At first, the law did not take kindly to this. In the late eighteenth and early
nineteenth centuries the British parliament adopted various measures, such as
the Combination Act 1799, that were intended to outlaw trade union activity.
These laws were, in due course, translated to the Australian colonies by force of
the Australian Courts Act 1828 (UK) (Portus 1958: 88; Quinlan and Gardner
1990: 80, 82). Master and servant legislation, the origins of which could be
traced to the Black Death of the twelfth century, was also deployed to try to
suppress trade union activity both in the UK and in Australia.

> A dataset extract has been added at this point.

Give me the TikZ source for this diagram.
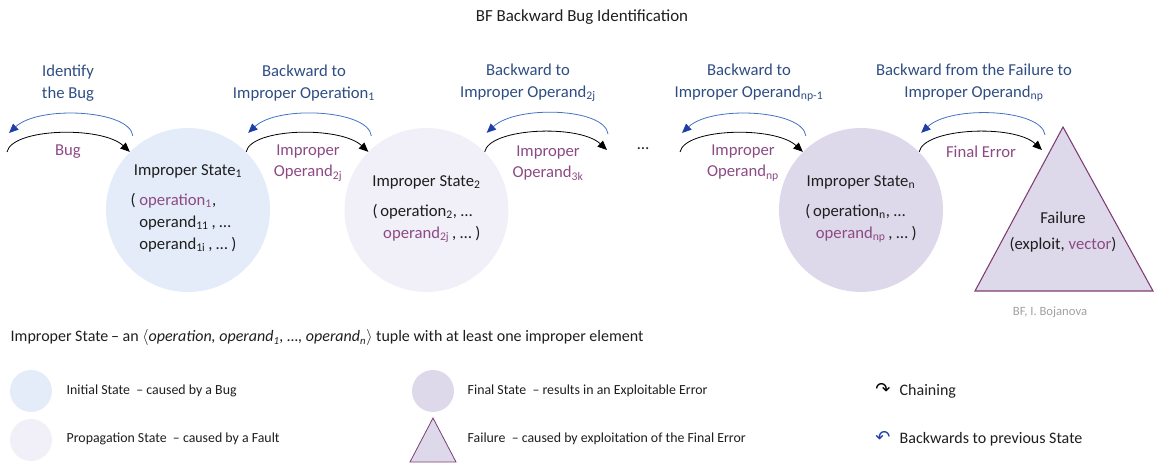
\documentclass[tikz,border=0pt]{standalone}
\usepackage{fontspec}
\setmainfont{Carlito}
\newfontfamily\arrowfont{DejaVu Sans}
\usetikzlibrary{arrows.meta,calc}

\definecolor{initfill}{RGB}{228,236,249}
\definecolor{propfill}{RGB}{241,239,247}
\definecolor{finalfill}{RGB}{222,217,234}
\definecolor{failline}{RGB}{126,60,115}
\definecolor{lblpurple}{RGB}{140,74,132}
\definecolor{backblue}{RGB}{46,77,130}
\definecolor{arcblue}{RGB}{68,114,196}
\definecolor{tipblue}{RGB}{31,63,168}
\definecolor{txt}{RGB}{30,30,30}
\definecolor{signgray}{RGB}{160,160,160}

\newcommand{\idx}[1]{\textsubscript{#1}}

\tikzset{
  state/.style={circle, minimum size=123pt, inner sep=0pt, align=center, text=txt, font=\fontsize{12.5}{16.5}\selectfont},
  legstate/.style={circle, minimum size=31.5pt, inner sep=0pt},
  fwd/.style={line width=0.6pt, -{Triangle[length=7pt,width=6pt]}},
  bwd/.style={arcblue, line width=0.6pt, -{Triangle[length=7pt,width=6pt,color=tipblue]}},
  backlbl/.style={text=backblue, align=center, font=\fontsize{12.5}{16}\selectfont},
  errlbl/.style={text=lblpurple, align=center, font=\fontsize{12.5}{16}\selectfont},
  legtxt/.style={anchor=west, text=txt, font=\fontsize{10.4}{12}\selectfont},
  keytxt/.style={anchor=west, text=txt, font=\fontsize{12}{14}\selectfont},
}

\begin{document}
\begin{tikzpicture}[x=0.75pt,y=0.75pt,yscale=-1,xscale=1]
\useasboundingbox (0,0) rectangle (1154,463);

%Text: title
\node[text=txt, font=\fontsize{12.7}{15}\selectfont] (title) at (582,17) {BF Backward Bug Identification};

%Shape: Circle [initial]
\node[state, fill=initfill] (s1) at (188,210) {Improper State\idx{1}\\[8pt]
  \begin{tabular}{@{}l@{}}\llap{( }\textcolor{lblpurple}{operation\idx{1}},\\
  operand\idx{11}\,, …\\
  operand\idx{1i}\,, … )\end{tabular}};
%Shape: Circle [propagation]
\node[state, fill=propfill] (s2) at (426.5,210) {Improper State\idx{2}\\[8pt]
  \begin{tabular}{@{}l@{}}(\,operation\idx{2}, …\\
  \hspace{8pt}\textcolor{lblpurple}{operand\idx{2j}}\,, … )\end{tabular}};
%Shape: Circle [final]
\node[state, fill=finalfill] (sn) at (861,210) {Improper State\idx{n}\\[8pt]
  \begin{tabular}{@{}l@{}}(\,operation\idx{n}, …\\
  \hspace{8pt}\textcolor{lblpurple}{operand\idx{np}}\,, … )\end{tabular}};
%Shape: Triangle [failure]
\draw[failline, fill=finalfill, line width=0.8pt] (975,291) -- (1063,127) -- (1153,291) -- cycle;
\node[align=center, text=txt, font=\fontsize{12.5}{16}\selectfont] (fail) at (1063,232) {Failure\\[3pt](exploit, \textcolor{lblpurple}{vector})};

%free ends of the arcs
\coordinate (start) at (7,152);
\coordinate (gapl) at (607,150);
\coordinate (gapr) at (680,152);
\coordinate (ftip) at (1042,150);

%Curve Lines: chaining
\draw[fwd] (start) .. controls +(5,-24) and +(-28,-26) .. (s1.135);
\draw[fwd] (s1.45) .. controls +(5,-24) and +(-28,-26) .. (s2.135);
\draw[fwd] (s2.45) .. controls +(5,-24) and +(-28,-26) .. (gapl);
\draw[fwd] (gapr) .. controls +(5,-24) and +(-28,-26) .. (sn.135);
\draw[fwd] (sn.45) .. controls +(5,-24) and +(-28,-26) .. (ftip);
%Curve Lines: backwards
\draw[bwd] ($(s1.135)+(3,-16)$) .. controls +(-3,-26) and +(30,-28) .. ($(start)+(2,-19)$);
\draw[bwd] ($(s2.135)+(3,-16)$) .. controls +(-3,-26) and +(30,-28) .. ($(s1.45)+(2,-19)$);
\draw[bwd] ($(gapl)+(1,-16)$) .. controls +(-3,-26) and +(30,-28) .. ($(s2.45)+(2,-19)$);
\draw[bwd] ($(sn.135)+(3,-16)$) .. controls +(-3,-26) and +(30,-28) .. ($(gapr)+(2,-19)$);
\draw[bwd] ($(ftip)+(3,-15)$) .. controls +(-3,-26) and +(30,-28) .. ($(sn.45)+(2,-19)$);

%Text: backward labels
\node[backlbl] (b1) at (68,83) {Identify\\the Bug};
\node[backlbl] (b2) at (304,83) {Backward to\\Improper Operation\idx{1}};
\node[backlbl] (b3) at (528,83) {Backward to\\Improper Operand\idx{2j}};
\node[backlbl] (b4) at (749,83) {Backward to\\Improper Operand\idx{np-1}};
\node[backlbl] (b5) at (974,83) {Backward from the Failure to\\Improper Operand\idx{np}};
%Text: error labels
\node[errlbl] (e1) at (68,152) {Bug};
\node[errlbl] (e2) at (308,163) {Improper\\Operand\idx{2j}};
\node[errlbl] (e3) at (548,163) {Improper\\Operand\idx{3k}};
\node[text=txt, font=\fontsize{12.5}{16}\selectfont] (dots) at (643,149) {…};
\node[errlbl] (e4) at (743,163) {Improper\\Operand\idx{np}};
\node[errlbl] (e5) at (981,152) {Final Error};
\node[text=signgray, font=\fontsize{9.5}{11}\selectfont] (sign) at (1050,312) {BF, I. Bojanova};

%Legend
\node[keytxt] (defn) at (6,338) {Improper State\,– an $\langle$\textit{operation, operand\idx{1}, …, operand\idx{n}}$\rangle$ tuple with at least one improper element};
\node[legstate, fill=initfill] (li) at (31,391) {};
\node[legstate, fill=propfill] (lp) at (31,440) {};
\node[legstate, fill=finalfill] (lf) at (433,391) {};
\draw[failline, fill=finalfill, line width=0.6pt] (410,462) -- (433,418) -- (456,462) -- cycle;
\node[legtxt] (ti) at (62,391) {Initial State \ – caused by a Bug};
\node[legtxt] (tp) at (62,439) {Propagation State \ – caused by a Fault};
\node[legtxt] (tf) at (463,391) {Final State \ – results in an Exploitable Error};
\node[legtxt] (tx) at (463,439) {Failure \ – caused by exploitation of the Final Error};
\node[anchor=center, font=\arrowfont\fontsize{13.5}{14}\selectfont] (ic) at (883,389) {↷};
\node[keytxt] (tc) at (895,391) {Chaining};
\node[anchor=center, text=tipblue, font=\arrowfont\fontsize{13.5}{14}\selectfont] (ib) at (883,437) {↶};
\node[keytxt] (tb) at (895,439) {Backwards to previous State};

\end{tikzpicture}
\end{document}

Interestingly, it
survived as an impediment to trade union activity in this country long after its
repeal in Britain (Creighton and Stewart 2005: 35–43; Davidson 1975; Portus
1958: 90–3; Quinlan and Gardner 1990; Simon 1954).
As if legislative proscription, express or implied, was not sufficient to make
life difficult for attempts at collective organization, the law of contract was
applied in a manner which in effect denied trade unions the right to exist,
let alone to agitate for better terms and conditions for their members—for
example, inHornbyv.Close(1867) LR 2 QB 153 the Court of Queens Bench
determined that a trade union could not sue to recover funds which had been
misappropriated by an absconding official on the grounds that the rules of the
union were in unlawful restraint of trade with the consequence that it did not
have legal standing to enforce its own rules.